Seviyorum demeye korkuyordum.
Sevmeleri çok gördüğümden değil sana sevgilim,
Aptalca bir korku peyda olmuştu yüreğimde.
Çocuğunu rahmime düşüren o gecenin ertesinde,
Hissettiğim korku gibi.
Sensiz bir dünyaya uyandığım o gece ve sonrasında olduğu gibi,
Aptalca, karın ağrıtan bir korku.



Sonra bırakıp gitmişti kendisini. Korkular gölge olup takip etmişti ilişkini boyunca onu. Bitmeyecek sanıp kölesi olmaya hazır olduğu aşkı, bitecek diye korkup hırçın olduğu sevgisi bir anda kül oluvermişti. Ateşi yükseldi, terlemeye başladı. Önünde menekşeleri kurumuş saksıların durduğu pencereye gidip başını dışarıya çıkardı. Menekşeler soğuğa dayanamazdı, onları bu kış günü pencerede bıraktığı için kızdı kendisine. Kaç ay olmuştu sahi? Anımsayamadı o an, çiçekleri pencerenin önünde bıraktığı günü değil, terk edildiği günü…



Bir gün karşıma geçip,
“Sen büyük bir kadınsın” demiştin bana sevgilim
“Sen affedensin”
Dudaklarından dökülecek kelimelere takılmıştı gözlerim
Onları kana kana içmek için değil,
Ne söyleyeceklerini anlamak için bakıyordum.
Kulaklarımda derin bir kuyuya atılan madeni paranın tiz sesi çınlıyordu,
Konuşuyordun soluk almadan
Ben “büyüktüm” senin gözünde
Sen küçültmüştün kendini gözümde.



Böyle olmayacak dedi, böyle olmayacak. Şiire öfkesini kusuyordu her başlangıcında. Her başlangıcı onu sona doğru götürüyordu. Yaşanmış daha nice güzel an vardı. Birden titrerken buldu kendisini. Dışarının ayazı içeriye dolmuştu. Pencereyi açık unuttuğunu da unutmuştu. Kalkıp kapattı pencereyi ve odanın içerisinde dolaşmaya başladı. Kaç saat geldi gitti aynı yolardan kendisi de anlamadı. Pencerenin önünde yazamadığı düşlere dalmışken buldu kendisini. Sokağa bakıyordu, en son yine buradan el sallamıştı kendisine, en güzel anlarından birisinde. Sonra yavaş yavaş silikleşmişti o güzel anlar…
(...)

4 yorum:

Adsız dedi ki...

Gerçekten müthiş, çok güzel ! Bu bölük pörçükler kesinlikle ulusal çapta iddaalı yazılar. Kaleminize sağlık !

dersaadet dedi ki...

Bunca zaman yazılarımı beğenen ve bunu dile getiren arkadaşlarıma haksızlık olacak belki ama ne güzel bir iltifat bu. Bu kör zamanda ne iyi geldi bilseniz. Teşekkürler...

Adsız dedi ki...

İltifat da denebilir ama aslında gördüklerim ve hissettirdiklerinizi dile getirdim.

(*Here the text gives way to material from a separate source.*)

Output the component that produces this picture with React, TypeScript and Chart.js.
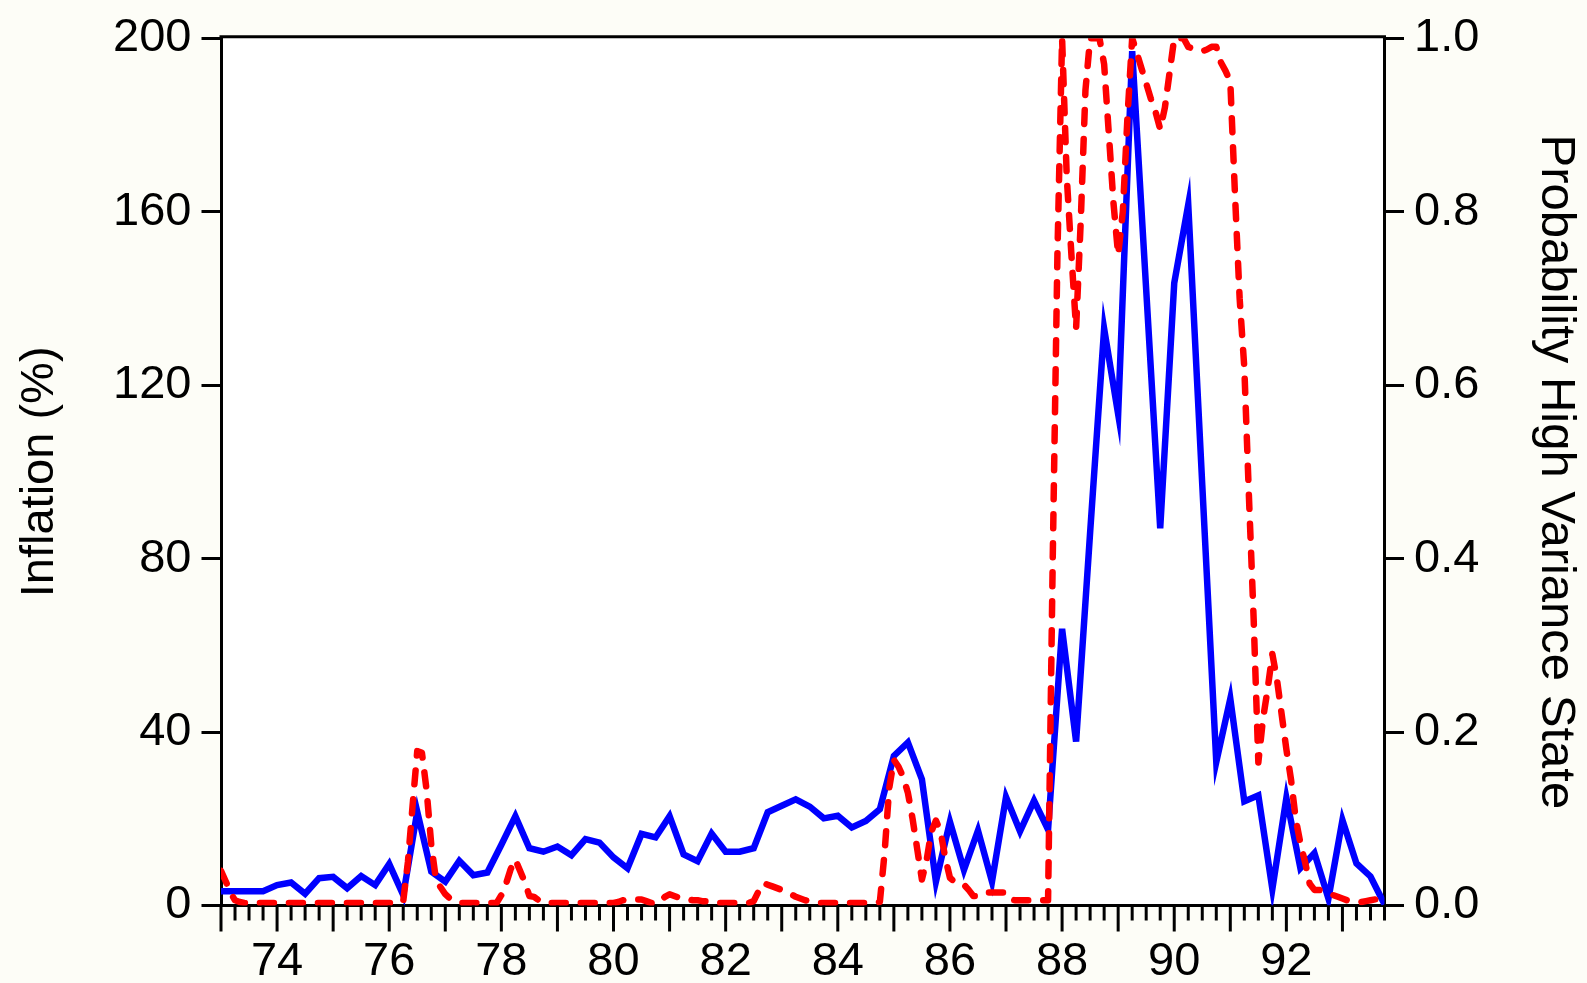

Düz yazı olsun, şiir ya da izlenimleriniz olsun hepsinde akıcı, duru bir tarzınız var. Buradan tüm bloğunuzu okuduğum anlamını gönül rahatlığıyla çıkarabiliriz. İçimizden birisiniz, bunu son damlasına kadar hissettiriyorsunuz yazılarınızda.

Okumayı severim. Kitap-kolik değilim ama, modern zamanlarda zor da olsa kötü alışkanlıklarımdan sıyrılabildiğimde (işler,uyumak,futbol vs seyretmek, nette sörf gibi), seçerek de olsa okurum.

Bundan sonra kesinlikle bloğunuzu takip edeceğim. Bakalım haftalardır, tamam yarın ilk yazım geliyor dediğim benim bloğum ne zaman meyvelerini verecek. Belki sizde beni okursunuz !?! :)

dersaadet dedi ki...

Tekrar teşekkür ediyorum. Yazılarınızı da merakla bekliyorum.